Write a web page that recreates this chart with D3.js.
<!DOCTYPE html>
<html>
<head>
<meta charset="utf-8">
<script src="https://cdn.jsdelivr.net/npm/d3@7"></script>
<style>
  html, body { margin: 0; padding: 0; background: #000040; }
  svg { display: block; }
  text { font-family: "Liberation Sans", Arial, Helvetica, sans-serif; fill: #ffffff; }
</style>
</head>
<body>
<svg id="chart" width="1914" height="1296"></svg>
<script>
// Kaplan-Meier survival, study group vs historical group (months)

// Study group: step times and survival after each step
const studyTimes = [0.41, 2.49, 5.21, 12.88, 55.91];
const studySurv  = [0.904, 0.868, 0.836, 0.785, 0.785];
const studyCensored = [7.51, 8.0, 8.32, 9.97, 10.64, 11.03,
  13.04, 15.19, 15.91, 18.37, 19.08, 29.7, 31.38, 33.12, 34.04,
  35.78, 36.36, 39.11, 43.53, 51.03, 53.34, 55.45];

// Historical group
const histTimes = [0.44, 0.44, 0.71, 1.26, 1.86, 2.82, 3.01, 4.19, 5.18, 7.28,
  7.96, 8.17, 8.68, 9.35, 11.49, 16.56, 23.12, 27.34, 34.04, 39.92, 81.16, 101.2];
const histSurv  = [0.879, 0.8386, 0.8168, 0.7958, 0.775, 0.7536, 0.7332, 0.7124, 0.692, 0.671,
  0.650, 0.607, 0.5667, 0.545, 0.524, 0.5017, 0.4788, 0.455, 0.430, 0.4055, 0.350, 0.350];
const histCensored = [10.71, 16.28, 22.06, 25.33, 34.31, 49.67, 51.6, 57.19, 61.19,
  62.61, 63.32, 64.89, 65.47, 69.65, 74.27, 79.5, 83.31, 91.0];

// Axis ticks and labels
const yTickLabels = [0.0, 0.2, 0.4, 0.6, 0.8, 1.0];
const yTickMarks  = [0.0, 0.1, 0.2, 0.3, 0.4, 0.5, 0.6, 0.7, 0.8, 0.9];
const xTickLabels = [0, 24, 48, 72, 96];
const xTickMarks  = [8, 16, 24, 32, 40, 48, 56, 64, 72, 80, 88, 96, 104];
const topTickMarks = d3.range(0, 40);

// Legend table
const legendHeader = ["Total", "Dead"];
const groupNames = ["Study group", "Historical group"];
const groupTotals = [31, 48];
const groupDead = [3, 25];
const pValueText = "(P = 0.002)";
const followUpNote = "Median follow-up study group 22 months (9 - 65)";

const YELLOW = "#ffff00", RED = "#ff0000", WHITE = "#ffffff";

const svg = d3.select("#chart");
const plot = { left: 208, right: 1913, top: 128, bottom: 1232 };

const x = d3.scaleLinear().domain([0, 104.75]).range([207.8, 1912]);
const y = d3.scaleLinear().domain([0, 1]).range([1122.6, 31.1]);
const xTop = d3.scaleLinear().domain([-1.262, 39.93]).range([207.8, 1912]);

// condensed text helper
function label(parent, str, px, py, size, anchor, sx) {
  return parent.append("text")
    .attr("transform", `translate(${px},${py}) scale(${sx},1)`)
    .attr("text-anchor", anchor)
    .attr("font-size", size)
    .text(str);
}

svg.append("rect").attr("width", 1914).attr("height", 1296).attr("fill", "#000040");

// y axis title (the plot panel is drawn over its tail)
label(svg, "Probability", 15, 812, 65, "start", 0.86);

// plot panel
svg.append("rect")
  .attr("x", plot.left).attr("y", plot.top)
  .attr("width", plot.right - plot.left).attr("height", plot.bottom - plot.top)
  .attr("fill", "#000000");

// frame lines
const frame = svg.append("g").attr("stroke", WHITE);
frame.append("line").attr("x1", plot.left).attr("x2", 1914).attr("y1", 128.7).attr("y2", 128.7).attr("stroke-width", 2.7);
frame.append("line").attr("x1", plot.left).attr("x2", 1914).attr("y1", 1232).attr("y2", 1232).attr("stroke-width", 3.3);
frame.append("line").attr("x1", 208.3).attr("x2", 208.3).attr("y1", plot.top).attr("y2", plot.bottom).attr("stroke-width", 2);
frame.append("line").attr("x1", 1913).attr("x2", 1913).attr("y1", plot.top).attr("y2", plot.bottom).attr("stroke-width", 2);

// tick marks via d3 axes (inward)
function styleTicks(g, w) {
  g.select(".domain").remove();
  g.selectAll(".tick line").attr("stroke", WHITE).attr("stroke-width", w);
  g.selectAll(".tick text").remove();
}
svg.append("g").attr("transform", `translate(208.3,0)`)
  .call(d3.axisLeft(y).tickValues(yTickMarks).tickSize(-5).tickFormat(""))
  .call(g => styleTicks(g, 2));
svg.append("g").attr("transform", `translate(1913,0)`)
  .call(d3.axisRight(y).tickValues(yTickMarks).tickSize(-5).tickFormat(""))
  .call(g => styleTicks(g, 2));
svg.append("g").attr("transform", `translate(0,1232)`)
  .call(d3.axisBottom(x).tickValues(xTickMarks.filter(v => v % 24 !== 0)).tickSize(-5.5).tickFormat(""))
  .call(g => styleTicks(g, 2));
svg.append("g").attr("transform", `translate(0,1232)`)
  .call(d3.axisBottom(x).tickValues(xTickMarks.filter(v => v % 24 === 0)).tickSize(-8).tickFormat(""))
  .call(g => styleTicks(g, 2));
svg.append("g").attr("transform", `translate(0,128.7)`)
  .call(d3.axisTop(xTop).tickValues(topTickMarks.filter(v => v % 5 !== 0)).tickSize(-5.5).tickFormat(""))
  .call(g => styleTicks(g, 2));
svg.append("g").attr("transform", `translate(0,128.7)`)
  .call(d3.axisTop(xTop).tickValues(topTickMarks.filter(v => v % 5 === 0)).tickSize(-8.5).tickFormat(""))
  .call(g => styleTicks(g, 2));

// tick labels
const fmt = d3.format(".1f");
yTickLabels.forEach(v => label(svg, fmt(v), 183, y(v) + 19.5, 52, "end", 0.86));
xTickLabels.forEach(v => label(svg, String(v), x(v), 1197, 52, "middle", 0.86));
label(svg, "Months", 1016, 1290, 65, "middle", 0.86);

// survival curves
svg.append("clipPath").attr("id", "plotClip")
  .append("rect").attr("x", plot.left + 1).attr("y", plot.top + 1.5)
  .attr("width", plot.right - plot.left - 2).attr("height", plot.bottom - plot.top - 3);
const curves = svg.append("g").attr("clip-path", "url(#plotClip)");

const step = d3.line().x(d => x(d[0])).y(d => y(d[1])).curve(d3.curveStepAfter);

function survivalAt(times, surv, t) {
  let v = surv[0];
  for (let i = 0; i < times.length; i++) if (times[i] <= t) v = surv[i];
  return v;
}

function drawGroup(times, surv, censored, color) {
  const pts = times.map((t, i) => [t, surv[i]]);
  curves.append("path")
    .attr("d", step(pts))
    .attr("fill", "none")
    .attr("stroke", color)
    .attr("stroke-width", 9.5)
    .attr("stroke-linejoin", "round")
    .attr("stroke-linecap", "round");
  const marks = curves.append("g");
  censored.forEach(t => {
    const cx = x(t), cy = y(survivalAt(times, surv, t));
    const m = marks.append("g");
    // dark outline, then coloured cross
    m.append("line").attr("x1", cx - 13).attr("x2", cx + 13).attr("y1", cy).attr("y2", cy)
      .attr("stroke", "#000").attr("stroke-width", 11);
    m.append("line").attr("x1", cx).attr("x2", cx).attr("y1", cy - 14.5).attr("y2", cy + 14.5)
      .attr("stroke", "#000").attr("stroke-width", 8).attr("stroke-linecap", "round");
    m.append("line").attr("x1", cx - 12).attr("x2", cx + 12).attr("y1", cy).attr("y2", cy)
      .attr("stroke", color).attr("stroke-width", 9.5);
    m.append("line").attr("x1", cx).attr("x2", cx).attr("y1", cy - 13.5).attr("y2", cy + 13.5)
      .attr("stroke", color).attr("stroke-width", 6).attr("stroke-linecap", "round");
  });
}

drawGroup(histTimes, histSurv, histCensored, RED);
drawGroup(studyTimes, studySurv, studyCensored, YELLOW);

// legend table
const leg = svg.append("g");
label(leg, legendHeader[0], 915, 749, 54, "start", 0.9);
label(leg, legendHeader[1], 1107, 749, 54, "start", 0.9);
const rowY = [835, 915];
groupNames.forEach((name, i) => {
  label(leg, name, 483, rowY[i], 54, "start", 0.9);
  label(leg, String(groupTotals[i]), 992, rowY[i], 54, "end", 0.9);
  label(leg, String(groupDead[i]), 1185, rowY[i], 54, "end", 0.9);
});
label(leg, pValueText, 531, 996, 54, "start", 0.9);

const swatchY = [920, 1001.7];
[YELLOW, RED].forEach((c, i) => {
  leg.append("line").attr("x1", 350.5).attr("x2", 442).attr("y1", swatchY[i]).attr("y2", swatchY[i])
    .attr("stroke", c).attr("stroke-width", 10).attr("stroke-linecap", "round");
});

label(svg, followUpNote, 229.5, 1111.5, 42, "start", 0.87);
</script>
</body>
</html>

> **Your objective**:
Only the lines from the opening of the material through the line with "historical group (months)" should be echoed, exactly as written.

> **Expected output**:
Write a web page that recreates this chart with D3.js.
<!DOCTYPE html>
<html>
<head>
<meta charset="utf-8">
<script src="https://cdn.jsdelivr.net/npm/d3@7"></script>
<style>
  html, body { margin: 0; padding: 0; background: #000040; }
  svg { display: block; }
  text { font-family: "Liberation Sans", Arial, Helvetica, sans-serif; fill: #ffffff; }
</style>
</head>
<body>
<svg id="chart" width="1914" height="1296"></svg>
<script>
// Kaplan-Meier survival, study group vs historical group (months)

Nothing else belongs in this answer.